Prize-winning author Reyna Grande told a crowd of students at Petaluma High School on Tuesday that her new memoir "The Distance Between Us" isn't just her story, but her family's.

But for many of the students in the audience, it's their story, too.

"The Distance Between Us" tells the story of Grande's family after her father leaves their hometown in Mexico for the U.S. to find work, after her mother also leaves, and what happens to a family left behind in deep poverty and emotional turmoil. It also tells the tale of what happens to that same family when they are brought back together after years have passed and lives have changed.

"It was really hard to reconnect," Grande said of life in Los Angeles with her father, eight years after he first left their hometown of Iguala. "There were so many things he didn't know about me and there were so many things I didn't know about him."

Grande spent more than three hours Tuesday speaking with Petaluma High School students, followed by a community reading at the high school Tuesday night. Grande will speak with students at Casa Grande today.

The author's visits were paid for by both high schools.

Petaluma High School librarian Connie Williams likened Grande's visit to that of a rock star after the reaction the book got in Christina Lee's English language development classes, where select chapters were read.

"Ms. Lee said she was reading with the kids, they were so incredibly taken by the book that they wanted to read the whole book," Williams said.

That's when Principal David Stirrat stepped in and offered to buy a set of 25 books for Lee's classroom at a cost of about $600 from the campus discretionary fund.

"When you think about education budgets, when you have kids who say, 'Hey, I really want to read a book,' that becomes priority one," he said. "They said, 'Those are our books.' You don't hear that with 'Lord of the Flies' or 'Macbeth.' "

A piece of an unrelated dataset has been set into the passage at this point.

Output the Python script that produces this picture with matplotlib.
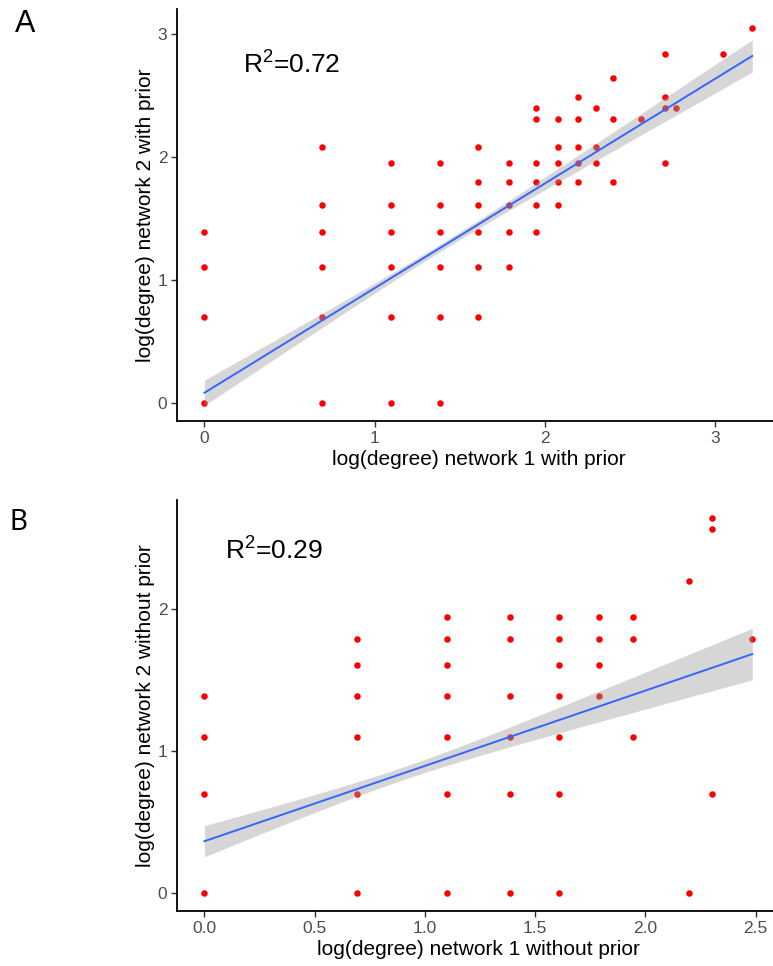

Students in Grande's afternoon reading peppered the 37-year-old author with questions: What did her father think of the book? How is her relationship with her younger brother? When did she decide she enjoyed writing?

Grande, who published two novels before writing the memoir, said it was, in part, a gift to her two children.

"If I were to die today, my children would be able to find their mother in this book," she said.

The Los Angeles Times called the book "unforgettable," "brutally honest," -- "the 'Angela's Ashes' of the modern Mexican immigrant experience." It is nominated for the National Book Critics Circle Award.

Sophomore Juan Ortiz called the book a revelation -- a story that was something like his.

"I really haven't been able to read Latino books, it's just outstanding," he said. "I came (to the U.S.) at 3, I also lived in L.A. with my father while my mother was back there (in Mexico)."

"It made me feel like I was in her shoes, that I could feel what she felt," he said.

The book moved sophomore Miguel Arango, whose father left Mexico, and his wife and children, for the United States when Miguel was 4. When he returned, Miguel's younger sister didn't recognize him.

"Me and my two older brothers went to hug him and my sister would cry and say, 'Who is this man?' " he said.

The novel was equally compelling for other students in Lee's class, according to Arango.

"It's a noisy class usually. When we are reading it, it gets quiet," he said.